Enthüllung im Kurpark Bad Goisern anlässlich 80 Jahre Kriegsende
Rund 40 Personen folgten der Einladung zur Enthüllung der ersten drei „Steine des Anstoßes” im Kurpark Bad Goisern – ein Projekt, das sich der kritischen Aufarbeitung der NS-Vergangenheit im Ort widmet. Bürgermeister Leopold Schilcher begrüßte die Anwesenden, darunter der Pfarrer der katholischen Pfarre, der ehemalige evangelische Pfarrer, Schulleiterin Atzmannsdorfer sowie zahlreiche interessierte Bürgerinnen und Bürger.
Dr. Michael Kurz stellte das Projekt vor, das als offener Prozess angelegt ist: Weitere Tafeln sollen folgen, um bislang unbeachtete Geschichten sichtbar zu machen. So soll unter anderem an die Bewohner:innen des evangelischen Altenheims erinnert werden, die in der NS-Zeit als „minderwertiges Leben” diffamiert und in der Tötungsanstalt Hartheim ermordet wurden.

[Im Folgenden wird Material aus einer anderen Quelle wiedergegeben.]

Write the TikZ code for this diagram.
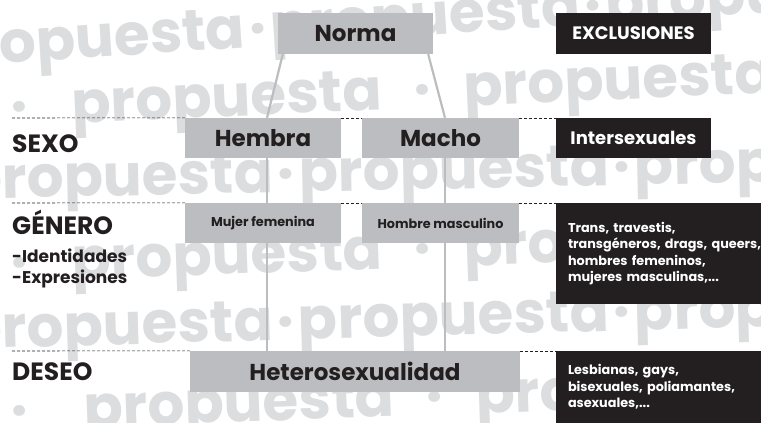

Der Standort im heutigen Kurpark wurde bewusst gewählt: Das Gelände war einst Teil der Goiserermühle, die 1938 durch die Gemeinde Goisern arisiert wurde. Heute befinden sich dort unter anderem die Goiserer Mittelschule, ein öffentlicher Badebereich und ein Kinderspielplatz – Orte des Lebens, die bewusst mit der Verantwortung gegenüber der Vergangenheit verbunden werden sollen. „Wir tragen keine Schuld, aber wir tragen Verantwortung”, so Dr. Kurz.


Mag. Nina Höllinger vom Zeitgeschichtemuseum Ebensee ging in ihrem Beitrag besonders auf die Schicksale der jüdischen Familien Horowitz und Schenner ein, deren Eigentum während des NS-Regimes enteignet wurde. Die Horowitz besaßen das Parksanatorium – heute der Hanuschhof –, die Familie Schenner die Goiserermühle. Höllinger gelang es, Kontakt zu Nachfahren aufzunehmen und so eine persönliche Brücke in die Vergangenheit zu schlagen.
Besonders bewegend waren die Wortmeldungen von Zeitzeuginnen und Zeitzeugen, die sich im Anschluss an die Enthüllung zu Wort meldeten. Sie erinnerten an Ereignisse rund um den Juliputsch 1934 und berichteten von persönlichen Erlebnissen in unmittelbarer Nachbarschaft zu den Familien Horowitz und Schenner. Alte Fotos und Anekdoten machten die Geschichte lebendig.
Das Projekt „Steine des Anstoßes” lädt zum Hinschauen, Gedenken und Weiterdenken ein – eine Aufforderung, die Vergangenheit nicht ruhen zu lassen, sondern Verantwortung für die Zukunft zu übernehmen.